From the deep red of E.T.’s luminous heart, we jumped to the signature red of Martin Scorsese’s films in Taxi Driver (1976), to juggle between Daviau and Michael Chapman, a major cinematographer of New Hollywood through his work with Philip Kaufman, James Toback and Paul Schrader. “Chappie” also impressed the ASC’s panel with his cinematographic talents on other major films of the 1970s, such as Klute (1971), The Godfather (1972) or Jaws (1975). A filmmaker of his era, his audacity fascinated Seamus McGarvey and Lawrence Sher, who said he regularly took inspiration from his mixes of clashing colours (such as the sign-filled sidewalks in Taxi Driver) or the power of his black-and-white cinematography. Particularly in a clip from Raging Bull (1980), in which Jake LaMotta (Robert DeNiro) is sent into a cell lit in a highly contrasted chiaroscuro, with almost no greyscale between the white and the black. The sequence ends with the character in a dark area of the frame, where he is undiscernible, and which is unjustified by any diegetic light source. This is a brave choice which, according to Lawrence Sher, paradoxically causes us to look even more attentively.

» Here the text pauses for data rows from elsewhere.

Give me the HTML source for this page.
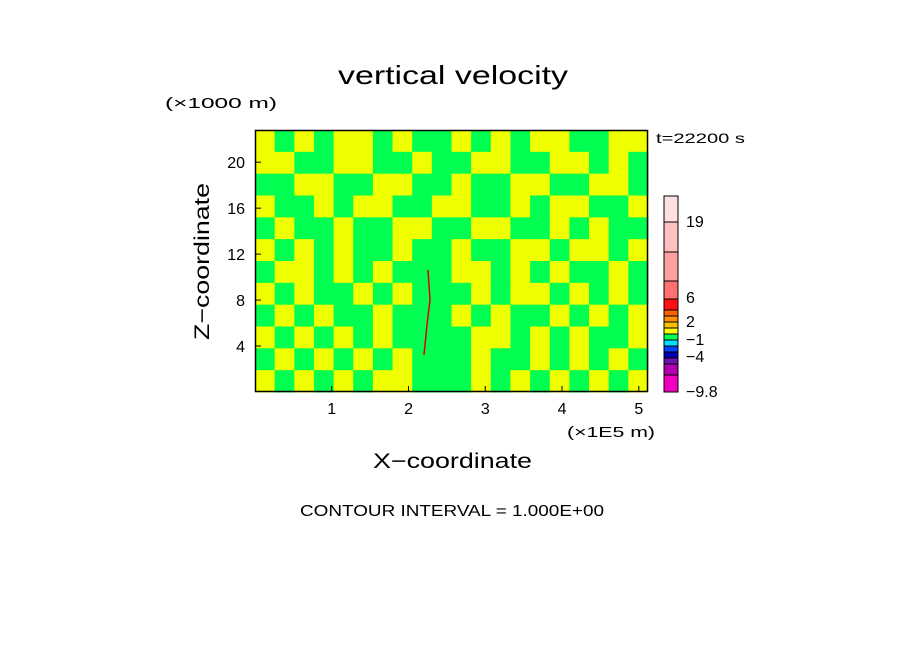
<!DOCTYPE html>
<html><head><meta charset="utf-8"><style>
body{margin:0;background:#fff}
svg text{font-family:"Liberation Sans",sans-serif;fill:#000}
</style></head><body>
<svg width="904" height="654" xmlns="http://www.w3.org/2000/svg">
<rect width="904" height="654" fill="#fff"/>
<text x="338" y="84" font-size="26" textLength="230" lengthAdjust="spacingAndGlyphs">vertical velocity</text>
<text x="165" y="108" font-size="15" textLength="112" lengthAdjust="spacingAndGlyphs">(×1000 m)</text>
<text x="656" y="143" font-size="14" textLength="89" lengthAdjust="spacingAndGlyphs">t=22200 s</text>
<g id="field"></g>
<polyline points="428,270 430,300 427,325 424,355" fill="none" stroke="#e00000" stroke-width="1.5"/>
<rect x="255.5" y="130.5" width="392" height="261" fill="none" stroke="#000" stroke-width="1.5"/>
<g id="xt"></g><g id="yt"></g>
<text x="567" y="437" font-size="15" textLength="88" lengthAdjust="spacingAndGlyphs">(×1E5 m)</text>
<text x="373" y="468" font-size="21" textLength="159" lengthAdjust="spacingAndGlyphs">X−coordinate</text>
<text x="0" y="0" font-size="21" textLength="157" lengthAdjust="spacingAndGlyphs" transform="translate(209,340) rotate(-90)">Z−coordinate</text>
<text x="300" y="516" font-size="16" textLength="304" lengthAdjust="spacingAndGlyphs">CONTOUR INTERVAL = 1.000E+00</text>
<g id="cb"></g>
</svg>
<script>
const NS="http://www.w3.org/2000/svg";
const xTicks=[1,2,3,4,5];
const zTicks=[4,8,12,16,20];
const cbLabels=["19","6","2","−1","−4","−9.8"];
const cbLabelY=[222,298,322,340,357,392];
const cbEdges=[196,222,252,281,299,310,316,322,328,334,340,346,352,358,364,375,392];
const cbColors=["#ffe0e0","#ffc0c0","#ffa0a0","#ff7070","#ff1010","#ff6000","#ff9000","#ffc000","#ffff00","#00ff50","#00e0ff","#0040ff","#0000b0","#7010b0","#b000b0","#f000c0"];
const fieldRows=[
"YGYGYYGYGGYGYGYYGGYY",
"YYGGYYGGYGGYYGGYYGYG",
"GGYYGGYYGGYGGYYGGYYG",
"YGGYGYYGGYYGGYGYYGGY",
"GYGGYGGYYGGYYGGYGYGG",
"YGYGYGGYGGYGGYYGYYGY",
"GYYGYGYGGGYYGYGYGGYG",
"YGYGGYGYGGGYGYYGYGYG",
"GYGYGGYGGGYGYGGYGYGY",
"YGYGYGYGGGGYYGYGYGGY",
"GYGYGYGYGGGYGGYGYGYG",
"YGYGYGYYGGGYGYGYGYGY"];
const X0=255,X1=648,Y0=130,Y1=392,xmax=5.12,zmax=22.8;
const sx=v=>X0+(X1-X0)*v/xmax, sz=v=>Y1-(Y1-Y0)*v/zmax;
function el(t,a,p){const e=document.createElementNS(NS,t);for(const k in a)e.setAttribute(k,a[k]);p.appendChild(e);return e;}
const f=document.getElementById('field');
const nr=fieldRows.length,nc=fieldRows[0].length,cw=(X1-X0)/nc,ch=(Y1-Y0)/nr;
fieldRows.forEach((row,r)=>{[...row].forEach((c,i)=>{
 const e=el('rect',{x:X0+i*cw,y:Y0+r*ch,width:cw+0.5,height:ch+0.5,fill:c==='Y'?'#f0ff00':'#00ff50'},f);
 
 
});});
const xt=document.getElementById('xt');
xTicks.forEach(v=>{const x=sx(v);
 el('line',{x1:x,x2:x,y1:Y1,y2:Y1-6,stroke:'#000'},xt);
 const t=el('text',{x:x,y:414,'font-size':16,'text-anchor':'middle'},xt);t.textContent=v;
 
 
});
const yt=document.getElementById('yt');
zTicks.forEach(v=>{const y=sz(v);
 el('line',{x1:X0,x2:X0+6,y1:y,y2:y,stroke:'#000'},yt);
 const t=el('text',{x:245,y:y+6,'font-size':16,'text-anchor':'end'},yt);t.textContent=v;
 
 
});
const cb=document.getElementById('cb');
cbColors.forEach((c,i)=>{
 const r=el('rect',{x:664,y:cbEdges[i],width:14,height:cbEdges[i+1]-cbEdges[i],fill:c,stroke:'#000','stroke-width':1},cb);
 
 
});
cbLabels.forEach((l,i)=>{
 const t=el('text',{x:686,y:cbLabelY[i]+5,'font-size':16},cb);t.textContent=l;
 
 
});
</script>
</body></html>
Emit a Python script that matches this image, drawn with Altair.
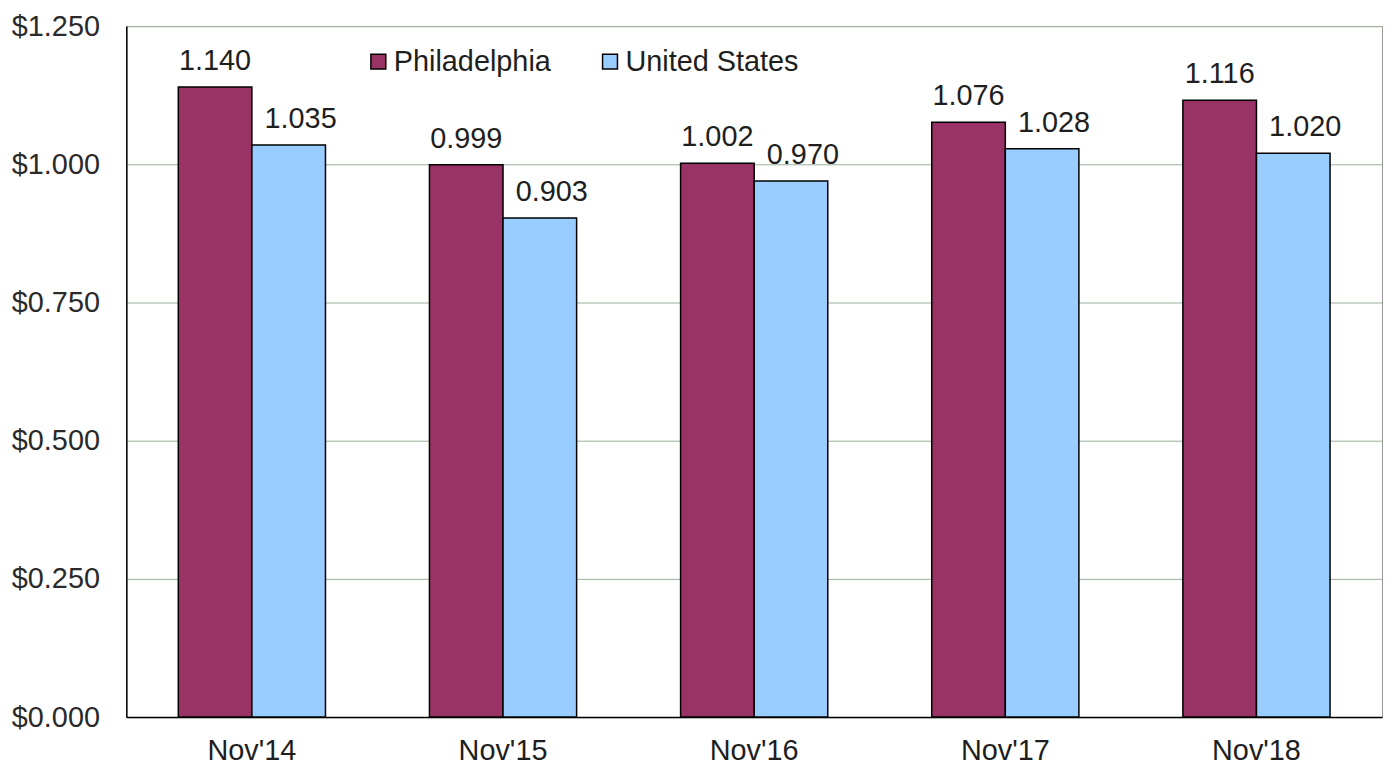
import altair as alt
import pandas as pd

categories = ["Nov'14", "Nov'15", "Nov'16", "Nov'17", "Nov'18"]
series = ["Philadelphia", "United States"]
philadelphia = [1.140, 0.999, 1.002, 1.076, 1.116]
united_states = [1.035, 0.903, 0.970, 1.028, 1.020]
y_ticks = [0, 0.25, 0.5, 0.75, 1.0, 1.25]

rows = []
for c, p, u in zip(categories, philadelphia, united_states):
    rows.append({"month": c, "area": series[0], "value": p, "label": f"{p:.3f}"})
    rows.append({"month": c, "area": series[1], "value": u, "label": f"{u:.3f}"})
df = pd.DataFrame(rows)

FONT = "Liberation Sans"
FS = 29
TXT = "#1e1e1e"

x = alt.X("month:N", sort=categories, title=None,
          scale=alt.Scale(paddingInner=0.414, paddingOuter=0.207),
          axis=alt.Axis(labelAngle=0, labelFontSize=FS, labelColor=TXT,
                        labelFont=FONT, ticks=False, labelPadding=20,
                        domainColor="#000000", domainWidth=1.5))
xoff = alt.XOffset("area:N", sort=series)
y = alt.Y("value:Q", title=None,
          scale=alt.Scale(domain=[0, 1.25], nice=False),
          axis=alt.Axis(values=y_ticks, format="$.3f", labelFontSize=FS,
                        labelColor="#2a2a2a", labelFont=FONT, ticks=False,
                        labelPadding=27, gridColor="#9aae9a", gridWidth=1,
                        domainColor="#000000", domainWidth=1.5))
color = alt.Color("area:N", sort=series,
                  scale=alt.Scale(domain=series, range=["#993366", "#99CCFF"]),
                  legend=alt.Legend(title=None, orient="none", legendX=239, legendY=21,
                                    direction="horizontal", symbolType="square",
                                    symbolSize=225, symbolStrokeColor="#000000",
                                    symbolStrokeWidth=1.5, labelFontSize=FS,
                                    labelFont=FONT, labelColor=TXT, labelLimit=400,
                                    columnPadding=44, labelOffset=1))

bars = alt.Chart(df).mark_bar(stroke="#000000", strokeWidth=1.5).encode(
    x=x, xOffset=xoff, y=y, color=color)

text_p = alt.Chart(df).transform_filter(alt.datum.area == series[0]).mark_text(
    baseline="bottom", dy=-11, fontSize=FS, font=FONT, color=TXT).encode(
    x=x, xOffset=xoff, y=y, text="label:N")
text_u = alt.Chart(df).transform_filter(alt.datum.area == series[1]).mark_text(
    baseline="bottom", dy=-11, dx=12, fontSize=FS, font=FONT, color=TXT).encode(
    x=x, xOffset=xoff, y=y, text="label:N")

chart = alt.layer(bars, text_p, text_u).properties(
    width=1263, height=695,
    autosize=alt.AutoSizeParams(type="none"),
    padding={"left": 119, "top": 16, "right": 5, "bottom": 49},
    background="#ffffff",
).configure_view(stroke="#999999", strokeWidth=1)

chart.save("out.html", embed_options={"renderer": "svg", "actions": False})
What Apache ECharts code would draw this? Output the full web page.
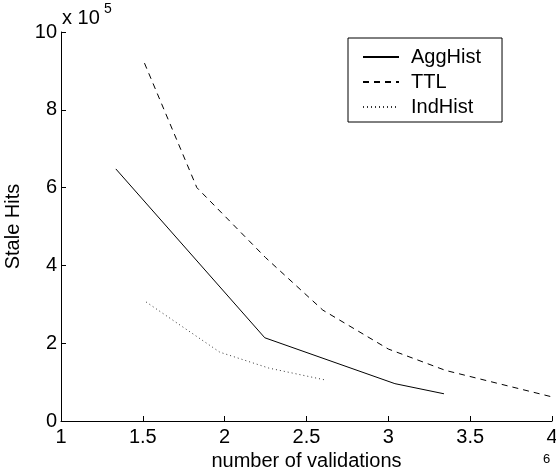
<!DOCTYPE html>
<html><head><meta charset="utf-8">
<script src="https://cdn.jsdelivr.net/npm/echarts@6/dist/echarts.min.js"></script>
<style>html,body{margin:0;padding:0;background:#fff}#c{width:556px;height:471px}</style>
</head><body><div id="c"></div>
<script>
// x values in units of 1e6, y values in units of 1e5
var aggHistX = [1.335, 2.245, 3.04, 3.34];
var aggHistY = [6.48, 2.14, 0.96, 0.70];
var ttlX = [1.51, 1.83, 2.25, 2.6, 3.0, 3.35, 4.0];
var ttlY = [9.2, 6.0, 4.2, 2.85, 1.85, 1.3, 0.62];
var indHistX = [1.52, 1.97, 2.27, 2.62];
var indHistY = [3.06, 1.77, 1.36, 1.05];
var xTicks = {min: 1, max: 4, interval: 0.5};
var yTicks = {min: 0, max: 10, interval: 2};
var seriesNames = ['AggHist', 'TTL', 'IndHist'];

function pairs(xs, ys){ return xs.map(function(x,i){return [x, ys[i]];}); }
var FONT = 'Liberation Sans, Arial, Helvetica, sans-serif';
var FS = 20;
var chart = echarts.init(document.getElementById('c'), null, {renderer:'canvas'});
var axisCommon = {
  axisLine: {show:true, lineStyle:{color:'#000', width:1}},
  axisTick: {show:true, inside:true, length:5, lineStyle:{color:'#000'}},
  splitLine: {show:false}
};
chart.setOption({
  animation:false,
  backgroundColor:'#fff',
  grid:{left:61, right:4, top:32, bottom:50, containLabel:false, outerBoundsMode:'none'},
  xAxis: Object.assign({type:'value', min:xTicks.min, max:xTicks.max, interval:xTicks.interval,
    name:'number of validations', nameLocation:'middle', nameGap:28,
    nameTextStyle:{color:'#000', fontSize:FS, fontFamily:FONT}}, axisCommon,
    {axisLabel:{color:'#000', fontSize:FS, fontFamily:FONT, margin:6, showMaxLabel:true}}),
  yAxis: Object.assign({type:'value', min:yTicks.min, max:yTicks.max, interval:yTicks.interval,
    name:'Stale Hits', nameLocation:'middle', nameGap:30,
    nameTextStyle:{color:'#000', fontSize:FS, fontFamily:FONT}}, axisCommon,
    {axisLabel:{color:'#000', fontSize:FS, fontFamily:FONT, margin:4}}),
  legend:{
    orient:'vertical', left:348, top:38,
    data:seriesNames,
    itemWidth:36, itemHeight:14, itemGap:5,
    padding:[9, 21, 5, 14],
    borderColor:'#000', borderWidth:1, backgroundColor:'#fff',
    itemStyle:{opacity:0},
    textStyle:{color:'#000', fontSize:FS, fontFamily:FONT, padding:[0,0,0,7]}
  },
  series:[
    {name:seriesNames[0], type:'line', data:pairs(aggHistX, aggHistY), symbol:'none',
     lineStyle:{color:'#000', width:1, type:'solid'}, itemStyle:{color:'#000'}},
    {name:seriesNames[1], type:'line', data:pairs(ttlX, ttlY), symbol:'none',
     lineStyle:{color:'#000', width:1, type:[6,5]}, itemStyle:{color:'#000'}},
    {name:seriesNames[2], type:'line', data:pairs(indHistX, indHistY), symbol:'none',
     lineStyle:{color:'#333', width:1, type:[1,3]}, itemStyle:{color:'#333'}}
  ],
  graphic:[
    {type:'text', left:62, top:8, style:{text:'x 10', fill:'#000', font:FS+'px '+FONT}},
    {type:'text', left:104, top:2, style:{text:'5', fill:'#000', font:'14px '+FONT}},
    {type:'text', left:543, top:453, style:{text:'6', fill:'#000', font:'13px '+FONT}}
  ]
});
</script></body></html>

"Raging Bull" (Martin Scorsese) - Capture d'image
"Raging Bull" (Martin Scorsese)
Capture d’image

This is a maxim that summarizes the “Remembering the Masters” retrospective : looking more precisely at well-known images in order to take the time to appreciate their artistry. A tribute that particularly echoed a scene from Fearless, an appropriate film for the occasion, in which Max and Carla are roaming around a shopping mall buying Christmas presents for their deceased loved ones.